With our custom-built function, ImportFromWeb, you can easily scrape and extract data from Yelp. It can be interesting to compare your business with similar ones in the same area to be sure that you can retain customers and attract new ones.
In this tutorial, we’ll explain how you can scrape useful data quickly without having to worry to write complex code. It will be as easy as using a regular Excel function! Ready?
How does it work?
Our function, build on top of Google Sheets extending its functionalities, can extract any element available on a webpage. You can retrieve directly in Google Sheets any information you need and cross it with other data sources. It also supports JavaScript rendering to ensure that you can scrape any visible element, even if we won’t need this functionality for Yelp.
The only pieces of information you need are:
- An URL or a list of URLs you want to scrape data from
- The Xpath of the elements you want to extract. If you are not familiar with this concept, don’t be afraid because we’ll provide them to you during this tutorial.
What are we going to scrape from Yelp?
To compare similar businesses from Yelp, you need the following details:
- Name
- Address
- Phone number
- Rating
- Number of ratings
1. Get the businesses URLs we are going to scrape
The first step to scrape data from a list of local businesses from Yelp is to get the list of URLs for the businesses we want to scrape data from.
In this tutorial, we are going to compare several burger restaurants located in Barcelona. You can obviously pick the businesses that are the most relevant for you.
2. Include them in a Google spreadsheet
Once you have defined all the product URLs you want to scrape, include them in a Google spreadsheet:
Our formula will use this list as a crawler does: crawl them one by one and retrieve the information identified by the Xpath provided at the next step.
3. List the Xpath you need
As explained at the beginning, if you want to scrape data from Yelp using ImportFromWeb, you need to find the Xpath of the elements you want.
We created the following for you:
- Name: //h1
- Rating: //div[contains(@class,”photo-header-content-container”)]//div[contains(@aria-label, “star rating”)]/@aria-label
- Number of reviews: //div[contains(@class,”photo-header-content-container”)]//span[contains(text(), “reviews”)]
- Price Range : //div[contains(@class,”photo-header-content-container”)]/div/div/div/span[2]
- Category: //div[contains(@class,”photo-header-content-container”)]/div/div/div/div[3]//span[2]
- Location: //section//a[text()=”Get Directions”]/following-sibling::p
- Phone Number: //p[text()=”Phone number”]/following-sibling::p
- Website: //section//p[text()=”Business website”]/following-sibling::p/a/@href
If you need to extract something else, you can follow our Xpath tutorial or get in touch with us and we’d be happy to help.
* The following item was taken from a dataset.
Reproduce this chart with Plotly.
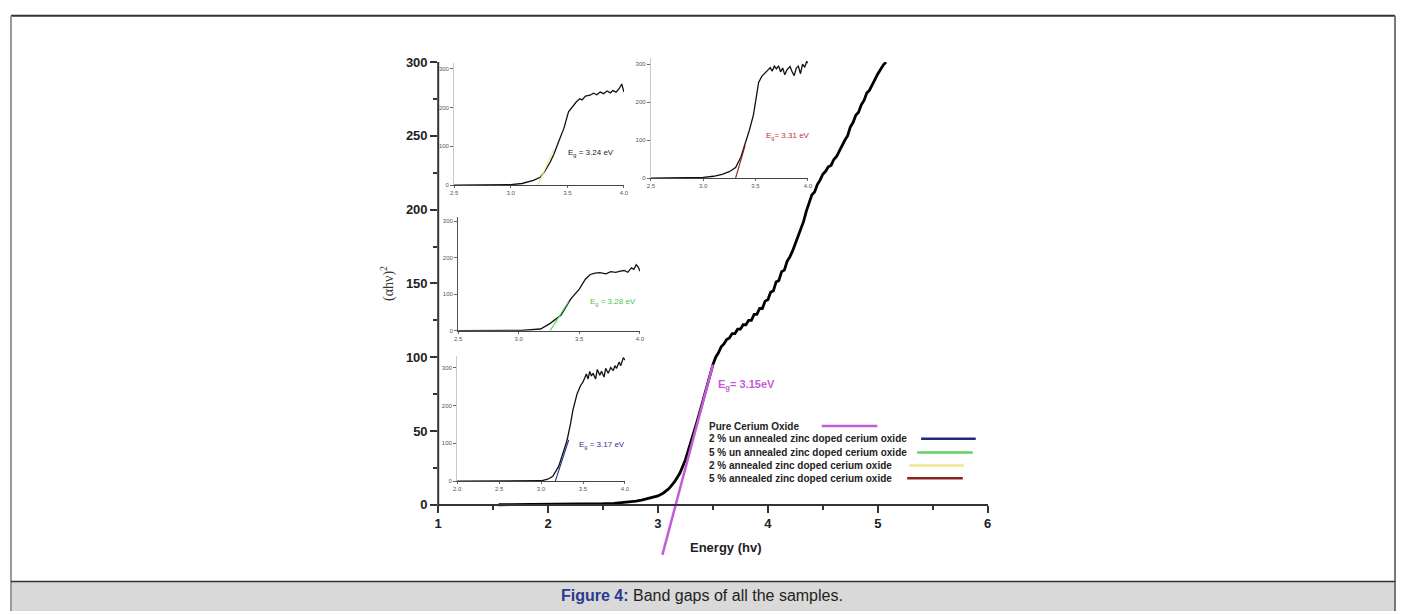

4. Add the Xpath to the Google Sheets
These Xpath will be used by our formula, hence you need to add it to the Google Sheets you use to extract your data.
5. Install and activate ImportFromWeb
To use our custom formula, you need to install it from the Google Marketplace and then activate it under Add-ons > IMPORTFROMWEB > Activate add-on.
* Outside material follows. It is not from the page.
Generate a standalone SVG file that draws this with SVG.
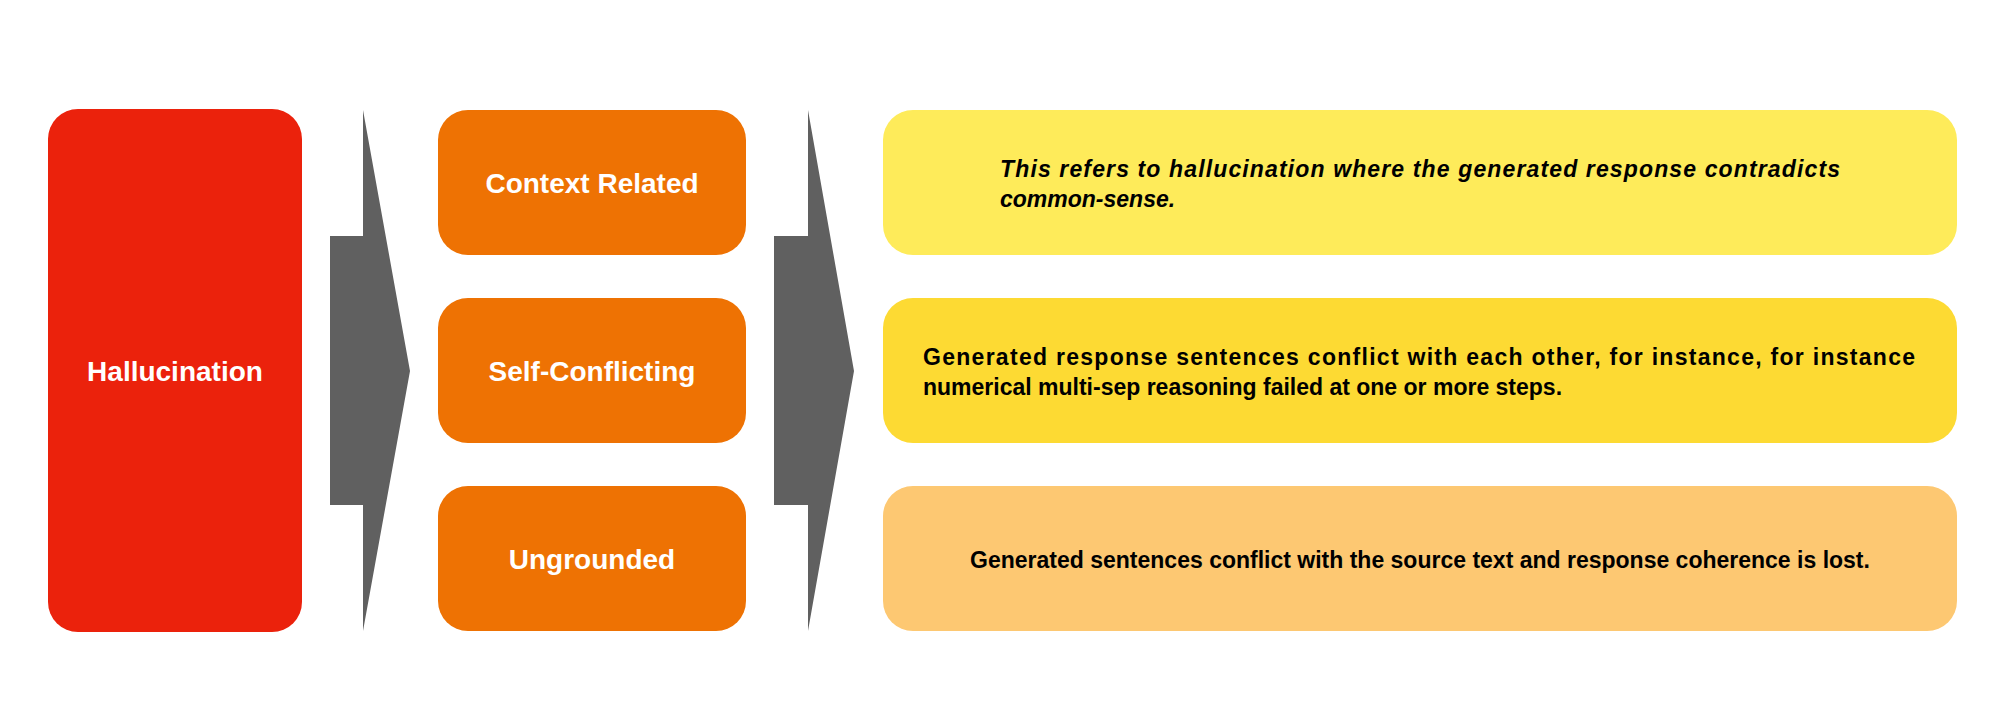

This step is mandatory to be able to use the formula.
6. Run the function to scrape data from Yelp
We can now run our function, which needs only two parameters to work correctly:
=IMPORTFROMWEB(urls_to_crawl;Xpath_of_elements_to_scrape)
How simple and cool is that?
To compare easily the scraped information, just add headers to your table:
And then use the function. Here we use a TRANSPOSE() function with our ImportFromWeb because, by default, results are stacked vertically and not horizontally.
As you can see, you can build quickly a local dashboard to track or benchmark your competition. Moreover, you can schedule the execution of this extraction to track changes that can affect your business.